◆ **DATA SECTION**
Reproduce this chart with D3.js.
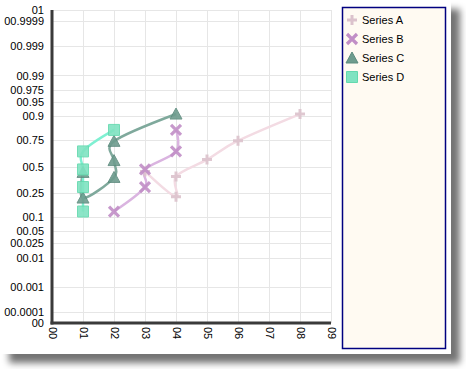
<!DOCTYPE html>
<html lang="en">
<head>
  <meta charset="utf-8">
  <title>Probability scale chart</title>
  <script src="https://cdn.jsdelivr.net/npm/d3@7/dist/d3.min.js"></script>
  <style>
    html, body { margin: 0; padding: 0; background: #fff; }
    svg { display: block; font-family: "Liberation Sans", Arial, sans-serif; }
  </style>
</head>
<body>
<div id="chart"></div>
<script>
  // ---- data ----
  const seriesNames = ['Series A', 'Series B', 'Series C', 'Series D'];

  const seriesAX = [3, 4, 4, 5, 6, 8];
  const seriesAY = [0.45, 0.22, 0.40, 0.57, 0.745, 0.91];

  const seriesBX = [2, 3, 3, 4, 4];
  const seriesBY = [0.125, 0.30, 0.47, 0.65, 0.825];

  const seriesCX = [1, 1, 2, 2, 2, 4];
  const seriesCY = [0.44, 0.21, 0.39, 0.56, 0.74, 0.91];

  const seriesDX = [1, 1, 1, 1, 2];
  const seriesDY = [0.125, 0.30, 0.47, 0.65, 0.825];

  const xTicks  = [0, 1, 2, 3, 4, 5, 6, 7, 8, 9];
  const xLabels = ['00', '01', '02', '03', '04', '05', '06', '07', '08', '09'];

  const yTicks  = [0, 0.0001, 0.001, 0.01, 0.025, 0.05, 0.1, 0.25, 0.5,
                   0.75, 0.9, 0.95, 0.975, 0.99, 0.999, 0.9999, 1];
  const yLabels = ['00', '00.0001', '00.001', '00.01', '00.025', '00.05', '00.1', '00.25', '00.5',
                   '00.75', '00.9', '00.95', '00.975', '00.99', '00.999', '00.9999', '01'];

  // ---- probability (normal quantile) transform ----
  function probit(p) {
    if (p <= 0) return -Infinity;
    if (p >= 1) return Infinity;
    const a = [-39.69683028665376, 220.9460984245205, -275.9285104469687,
               138.3577518672690, -30.66479806614716, 2.506628277459239];
    const b = [-54.47609879822406, 161.5858368580409, -155.6989798598866,
               66.80131188771972, -13.28068155288572];
    const c = [-0.007784894002430293, -0.3223964580411365, -2.400758277161838,
               -2.549732539343734, 4.374664141464968, 2.938163982698783];
    const d = [0.007784695709041462, 0.3224671290700398, 2.445134137142996,
               3.754408661907416];
    const pl = 0.02425, ph = 1 - pl;
    let q, r;
    if (p < pl) {
      q = Math.sqrt(-2 * Math.log(p));
      return (((((c[0]*q+c[1])*q+c[2])*q+c[3])*q+c[4])*q+c[5]) /
             ((((d[0]*q+d[1])*q+d[2])*q+d[3])*q+1);
    }
    if (p > ph) {
      q = Math.sqrt(-2 * Math.log(1 - p));
      return -(((((c[0]*q+c[1])*q+c[2])*q+c[3])*q+c[4])*q+c[5]) /
              ((((d[0]*q+d[1])*q+d[2])*q+d[3])*q+1);
    }
    q = p - 0.5; r = q * q;
    return (((((a[0]*r+a[1])*r+a[2])*r+a[3])*r+a[4])*r+a[5])*q /
           (((((b[0]*r+b[1])*r+b[2])*r+b[3])*r+b[4])*r+1);
  }
  const zLimit = 4;
  const zOf = p => Math.max(-zLimit, Math.min(zLimit, probit(p)));

  // ---- layout ----
  const W = 466, H = 369;
  const plot = { left: 52, right: 331, top: 10, bottom: 323 };

  const x = d3.scaleLinear().domain([0, 9]).range([plot.left, plot.right]);
  const y = d3.scaleLinear().domain([-zLimit, zLimit]).range([plot.bottom, plot.top]);

  const svg = d3.select('#chart').append('svg')
    .attr('width', W).attr('height', H);

  const defs = svg.append('defs');
  const f = defs.append('filter').attr('id', 'shadow')
    .attr('x', '-5%').attr('y', '-5%').attr('width', '115%').attr('height', '115%');
  f.append('feGaussianBlur').attr('in', 'SourceAlpha').attr('stdDeviation', 3.5);
  f.append('feOffset').attr('dx', 9).attr('dy', 9).attr('result', 'off');
  f.append('feComponentTransfer').append('feFuncA').attr('type', 'linear').attr('slope', 0.55);
  const fm = f.append('feMerge');
  fm.append('feMergeNode');
  fm.append('feMergeNode').attr('in', 'SourceGraphic');

  // panel with drop shadow
  svg.append('rect')
    .attr('x', 0).attr('y', 0).attr('width', 451).attr('height', 354)
    .attr('fill', '#fff').attr('filter', 'url(#shadow)');

  // gridlines
  const grid = svg.append('g').attr('stroke', '#e6e6e6').attr('stroke-width', 1);
  grid.selectAll('line.gx')
    .data(xTicks.filter(d => d > 0))
    .join('line')
      .attr('x1', d => Math.round(x(d)) + 0.5).attr('x2', d => Math.round(x(d)) + 0.5)
      .attr('y1', plot.top).attr('y2', plot.bottom);
  grid.selectAll('line.gy')
    .data(yTicks.filter(d => d > 0))
    .join('line')
      .attr('x1', plot.left).attr('x2', plot.right)
      .attr('y1', d => Math.round(y(zOf(d))) + 0.5).attr('y2', d => Math.round(y(zOf(d))) + 0.5);

  // axes
  const yAxis = d3.axisLeft(y)
    .tickValues(yTicks.map(zOf))
    .tickFormat((d, i) => yLabels[i])
    .tickSize(0).tickPadding(8);
  const gy = svg.append('g').attr('transform', `translate(${plot.left},0)`).call(yAxis);
  gy.select('.domain').remove();
  gy.selectAll('text').attr('font-size', 11).attr('fill', '#000')
    .attr('font-family', '"Liberation Sans", Arial, sans-serif');

  const xAxis = d3.axisBottom(x)
    .tickValues(xTicks)
    .tickFormat((d, i) => xLabels[i])
    .tickSize(0);
  const gx = svg.append('g').attr('transform', `translate(0,${plot.bottom})`).call(xAxis);
  gx.select('.domain').remove();
  gx.selectAll('text')
    .attr('font-size', 11).attr('fill', '#000')
    .attr('font-family', '"Liberation Sans", Arial, sans-serif')
    .attr('transform', 'rotate(90)')
    .attr('x', 4).attr('y', 0).attr('dy', '0.35em')
    .attr('text-anchor', 'start');

  svg.append('line')
    .attr('x1', plot.left).attr('x2', plot.left)
    .attr('y1', plot.top).attr('y2', plot.bottom + 1.5)
    .attr('stroke', '#3a3a3a').attr('stroke-width', 3);
  svg.append('line')
    .attr('x1', plot.left - 1.5).attr('x2', plot.right)
    .attr('y1', plot.bottom).attr('y2', plot.bottom)
    .attr('stroke', '#3a3a3a').attr('stroke-width', 3);

  // ---- series ----
  const plus = d3.symbol().type(d3.symbolCross);
  function markerPath(kind) {
    if (kind === 'plus')   return 'M-5,0L5,0M0,-5L0,5';
    if (kind === 'cross')  return 'M-5,-5L5,5M5,-5L-5,5';
    if (kind === 'tri')    return 'M0,-6L6,5L-6,5Z';
    return 'M-5.5,-5.5H5.5V5.5H-5.5Z';
  }
  const series = [
    { name: seriesNames[0], xs: seriesAX, ys: seriesAY, kind: 'plus',
      line: '#f3dbe3', mark: '#dcc2cc', stroke: null },
    { name: seriesNames[1], xs: seriesBX, ys: seriesBY, kind: 'cross',
      line: '#dab4e0', mark: '#c18ec6', stroke: null },
    { name: seriesNames[2], xs: seriesCX, ys: seriesCY, kind: 'tri',
      line: '#7fa99c', mark: '#6e9c8e', stroke: '#5d8b7e' },
    { name: seriesNames[3], xs: seriesDX, ys: seriesDY, kind: 'square',
      line: '#7ff0d2', mark: '#7fe3c1', stroke: '#63d9ae' }
  ];

  const line = d3.line()
    .x(d => x(d[0])).y(d => y(zOf(d[1])))
    .curve(d3.curveCardinal.tension(0));

  function drawMarker(g, kind, s) {
    const p = g.append('path').attr('d', markerPath(kind));
    if (kind === 'plus' || kind === 'cross') {
      p.attr('fill', 'none').attr('stroke', s.mark).attr('stroke-width', kind === 'plus' ? 3 : 3.2);
    } else {
      p.attr('fill', s.mark).attr('stroke', s.stroke).attr('stroke-width', 1);
    }
    return p;
  }

  series.forEach(s => {
    const pts = s.xs.map((v, i) => [v, s.ys[i]]);
    svg.append('path')
      .datum(pts)
      .attr('fill', 'none')
      .attr('stroke', s.line)
      .attr('stroke-width', 2.5)
      .attr('d', line);
  });

  series.forEach(s => {
    const pts = s.xs.map((v, i) => [v, s.ys[i]]);
    pts.forEach(pt => {
      const g = svg.append('g')
        .attr('transform', `translate(${x(pt[0])},${y(zOf(pt[1]))})`)
        .attr('opacity', 0.9);
      drawMarker(g, s.kind, s);
    });
  });

  // ---- legend ----
  const lg = svg.append('g');
  lg.append('rect')
    .attr('x', 342.5).attr('y', 7.5).attr('width', 103).attr('height', 341)
    .attr('fill', '#fffaf2').attr('stroke', '#000080').attr('stroke-width', 1.5);
  series.forEach((s, i) => {
    const cy = 20 + i * 19;
    const g = lg.append('g').attr('transform', `translate(352,${cy})`);
    drawMarker(g, s.kind, s);
    lg.append('text')
      .attr('x', 362).attr('y', cy).attr('dy', '0.35em')
      .attr('font-size', 11).attr('fill', '#000')
      .text(s.name);
  });
</script>
</body>
</html>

◆ **STATED PROBLEM**
Leave out the pictures and repeat the lines from the start of the material through the line with "const seriesAY = [0.45, 0.22, 0.40, 0.57, 0.745, 0.91];", inclusive.

◆ **EXPECTED ANSWER**
Reproduce this chart with D3.js.
<!DOCTYPE html>
<html lang="en">
<head>
  <meta charset="utf-8">
  <title>Probability scale chart</title>
  <script src="https://cdn.jsdelivr.net/npm/d3@7/dist/d3.min.js"></script>
  <style>
    html, body { margin: 0; padding: 0; background: #fff; }
    svg { display: block; font-family: "Liberation Sans", Arial, sans-serif; }
  </style>
</head>
<body>
<div id="chart"></div>
<script>
  // ---- data ----
  const seriesNames = ['Series A', 'Series B', 'Series C', 'Series D'];

  const seriesAX = [3, 4, 4, 5, 6, 8];
  const seriesAY = [0.45, 0.22, 0.40, 0.57, 0.745, 0.91];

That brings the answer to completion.